NOM wants traditional marriage supporters to remove Firefox from their computers.
Is America coming to the point where people can no longer support what they believe in without fearing backlash? Peter Sprigg, senior fellow at Family Research Council, answers this and more, on CBN Newswatch, April 4.
After Eich's promotion to the position last week, a public outcry began, and employees took to social media to call for his ouster, all because of a donation he made in support of California's Proposition 8, a constitutional amendment that defined marriage as between one man and one woman in effect outlawing same-sex marriages.
Six years ago Brendan Eich gave $1,000 dollars to the campaign working to pass the measure banning gay marriages in California.
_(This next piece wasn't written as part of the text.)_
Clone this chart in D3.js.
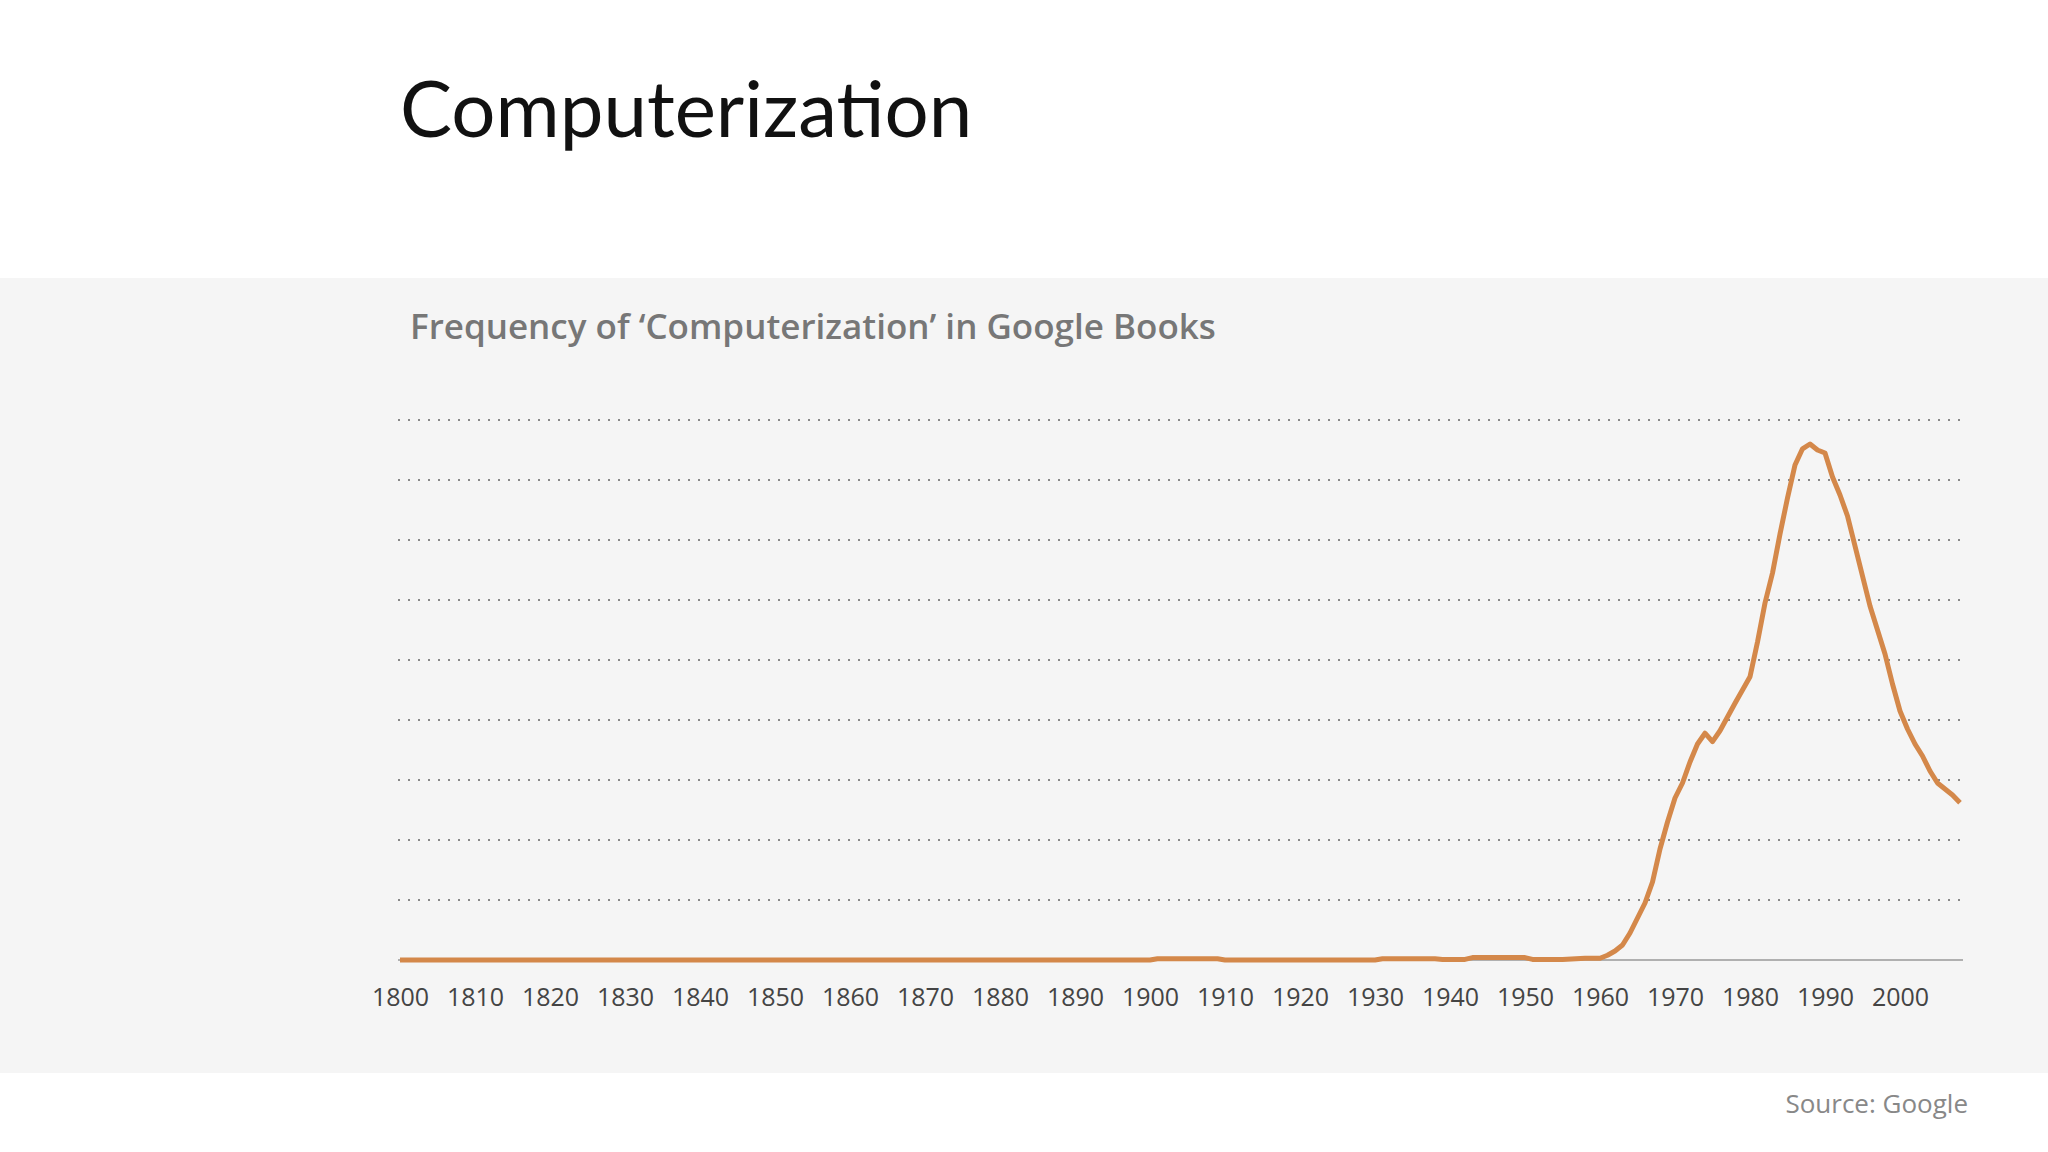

The Supreme Court overturned Prop 8 last year, but Eich's donation to the cause led to widespread criticism of his role at Mozilla.
In a blog on Thursday, Mitchell Baker, executive chairwoman of the Mozilla Foundation, which owns the company, announced that Eich chose to "step down."
"I have decided to resign as CEO effective today, April 3rd and leave Mozilla. Our mission is bigger than any one of us, and under the present circumstances, I cannot be an effective leader. I will be taking time before I decide what to do next," Eich said.
The resignation followed Eich's initial statement that he was the right choice for the position and Mozilla's backing was the best strategic move for the company.
"I don't think it's good for my integrity or Mozilla's integrity to be pressured into changing a position," Eich said in an interview earlier this week. "If Mozilla became more exclusive and required more litmus tests, I think that would be a mistake that would lead to a much smaller Mozilla, a much more fragmented Mozilla."
Eich even argued that by attacking his beliefs, critics threatened the survival of Mozilla.
"If Mozilla cannot continue to operate according to its principles of inclusiveness, where you can work on the mission no matter what your background or other beliefs, I think we'll probably fail," he said.
But Baker apologized for the promotion in the recent blog, adding that their lack of action after the controversy first surfaced didn't meet expectation of customers.
"We know why people are hurt and angry, and they are right: it's because we haven't stayed true to ourselves," Baker said. "We didn't act like you'd expect Mozilla to act. We didn't move fast enough to engage with people once the controversy started. We're sorry. We must do better."
Mozilla has since stated it believes both in equality and freedom of speech and that "figuring out how to stand for both at the same time can be hard."